Line up the usual suspects
A DinD pipeline file might look like this:
stage('build') {
sh(script: """
docker build . \\
--filename pipelines/Build.Dockerfile \\
--tag base:$BUILD_NUMBER
""")
}
The real magic will be inside that docker file, for instance:
FROM node:8-alpine
WORKDIR /src
COPY ./package.json ./
COPY ./yarn.lock ./
RUN yarn install
COPY . .
RUN yarn run build
All pipelines have several test stages. They look like this:
stage('test') {
sh(script: """
docker run \\
--rm \\
base:$BUILD_NUMBER \\
ash -c pipelines/test.sh
""")
}
Did you notice the --rm
? That’s it!! Some pipelines do not include this flag. Which means, when the test round is done, the container will stick around until manually deleted. Kubernetes does not know anything about this container, it is not represented in the cluster state. Perhaps there are some low level tools to detect it. I haven’t been able to find them.
Fix it!!
You cannot just knock at the cluster’s front door. Specially in aks. The nodes are not really accessible from the outside. You need to set up ssh keys with azure cli then create a pod…etc. Simpler solution: I have some test pipelines in place, the DinD agent has access to “outer” docker already.
Setup:
stage('sample') {
sh(script: """
sleep 5h
""")
}
Manually run this pipeline and you would get a DinD pod for 5h. Just get into that pod and voilĂ …we are in business.

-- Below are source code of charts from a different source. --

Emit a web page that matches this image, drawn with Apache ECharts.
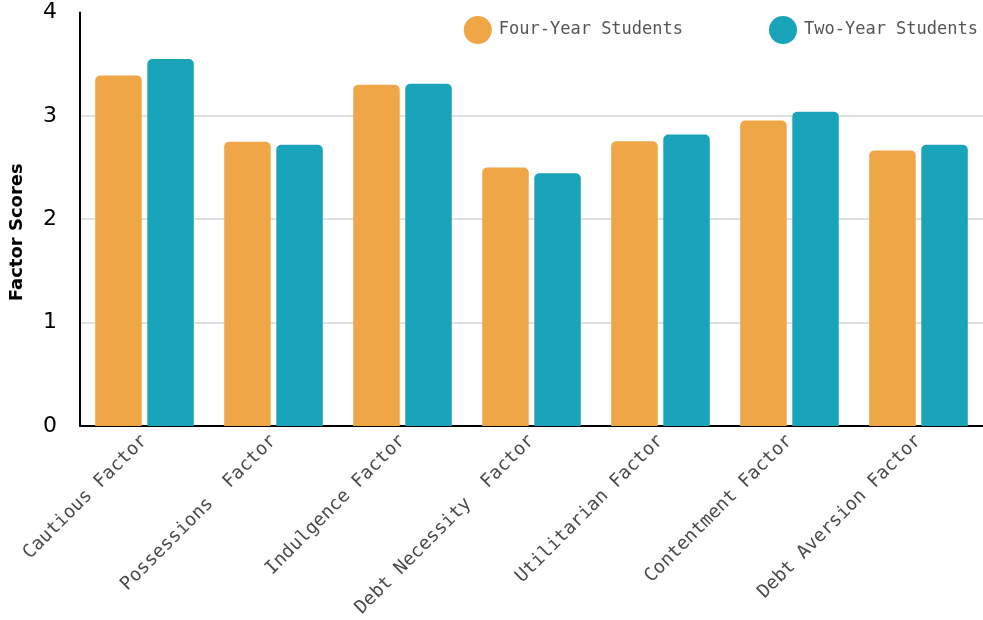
<!DOCTYPE html>
<html><head><meta charset="utf-8">
<script src="https://cdn.jsdelivr.net/npm/echarts@6/dist/echarts.min.js"></script>
<style>html,body{margin:0;padding:0;background:#fff}#c{width:983px;height:620px}</style>
</head><body><div id="c"></div>
<script>
const categories = ['Cautious Factor','Possessions  Factor','Indulgence Factor','Debt Necessity  Factor','Utilitarian Factor','Contentment Factor','Debt Aversion Factor'];
const fourYear = [3.39, 2.75, 3.30, 2.50, 2.755, 2.955, 2.665];
const twoYear = [3.55, 2.72, 3.31, 2.445, 2.82, 3.04, 2.72];
const seriesNames = ['Four-Year Students','Two-Year Students'];
const yTicks = [0,1,2,3,4];
const mono = '"DejaVu Sans Mono", monospace';
const chart = echarts.init(document.getElementById('c'));
chart.setOption({
  animation:false,
  textStyle:{fontFamily:mono},
  legend:{
    right:5, top:16, padding:0, itemWidth:28, itemHeight:28, itemGap:86, icon:'circle',
    textStyle:{fontFamily:mono, fontSize:17, color:'#555', padding:[0,0,0,2]},
    data:seriesNames
  },
  grid:{left:75, width:910, top:12.5, bottom:193.5, containLabel:false},
  xAxis:{
    type:'category', data:categories,
    axisLine:{lineStyle:{color:'#000', width:2}},
    axisTick:{show:false},
    axisLabel:{rotate:45, interval:0, fontFamily:mono, fontSize:18.5, color:'#4a4a4a', margin:12}
  },
  yAxis:{
    type:'value', min:yTicks[0], max:yTicks[yTicks.length-1], interval:1,
    name:'Factor Scores', nameLocation:'middle', nameGap:54,
    nameTextStyle:{fontFamily:'"DejaVu Sans", sans-serif', fontSize:18, fontWeight:'bold', color:'#000', padding:[0,26,0,0]},
    axisLine:{show:true, lineStyle:{color:'#000', width:2}},
    axisTick:{show:false},
    axisLabel:{fontFamily:'"DejaVu Sans", sans-serif', fontSize:22, color:'#000', margin:23},
    splitLine:{lineStyle:{color:['#e0e0e0','#e0e0e0','#e0e0e0','#e0e0e0','rgba(0,0,0,0)'], width:2}}
  },
  series:[
    {name:seriesNames[0], type:'bar', data:fourYear, barWidth:46.5, barGap:'12%',
     itemStyle:{color:'#EFA646', borderRadius:[5,5,0,0]}},
    {name:seriesNames[1], type:'bar', data:twoYear, barWidth:46.5,
     itemStyle:{color:'#1AA4BA', borderRadius:[5,5,0,0]}}
  ]
});
</script></body></html>
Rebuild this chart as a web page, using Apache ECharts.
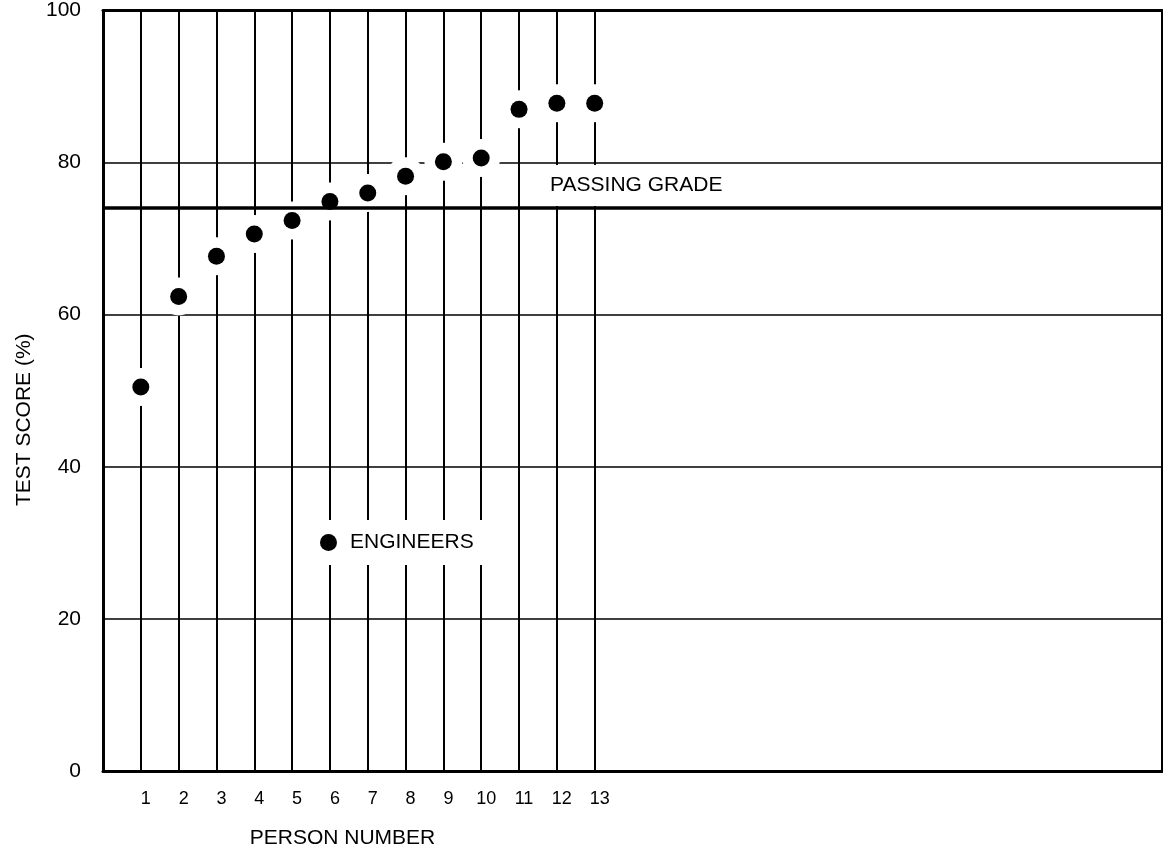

> kubectl exec jenkins-slave-666xx -n jenkins bash
First thing first, evaluate the damage.
> df
Filesystem Use% Mounted on
/dev/something 88% /
Only 88% usage!? thought it would have been worst. In any case bad enough.
Check the list of containers:
> docker ps -a
CONTAINER ID STATUS
3f000cecf70d Exited (0) 5 days ago
94beaf1d791b Exited (0) 2 months ago
d0984fc5a35e Exited (0) 2 aeons ago
Lots and lots and lots of stopped containers, some pretty old.
If I try deleting all containers, all non stopped containers will remain unless -f
is specified:
> for c in $(docker ps -qa); do docker rm $c; done
Couple of seconds later no more stopped containers. Time for the images:
> docker image prune
This one took a lil longer. Sanity check:
> df
Filesystem Use% Mounted on
/dev/something 41% /
Repeated the process and luckily enough hit the second node. Cleaned it. Done it again but ran out of luck. Tried a couple more times, never got to the third node.
Went thru ssh pain. This command was useful for finding the IP to ssh to:
> kubectl get nodes -o custom-columns='Name:.metadata.name,Ip:.status.addresses[0].address'
Name Ip
aks-nodepool1-xxx1 10.0.0.1
aks-nodepool1-xxx2 10.0.0.2
aks-nodepool1-xxx3 10.0.0.3
Ssh-ing those IPs got to the actual hosts. The remaining hurt one was not the first, obviously. Once there commands run lil faster and you must sudo your way thru. Everything else, the same:
> for c in $(sudo docker ps -qa); do sudo docker rm $c; done
Lessons learned
Always, always put monitoring and alerts in something you depend on. Always! This cluster might not seem that important, at least not as much as prod. But it is, you see: If it falls down, we cannot do any release, or lets say the release process becomes so much more complicated and error prone.
All docker run
from all pipelines must include the --rm
flag. Perhaps we can this automatically.
Scaling down to 1 and up to 3 again would have cleaned up n-1 nodes. Something to try next time.
We need some schedule cleanup tasks. We are not using Kubernetes in its purest form so we cannot expect it to deal with problems generated outside of its realm.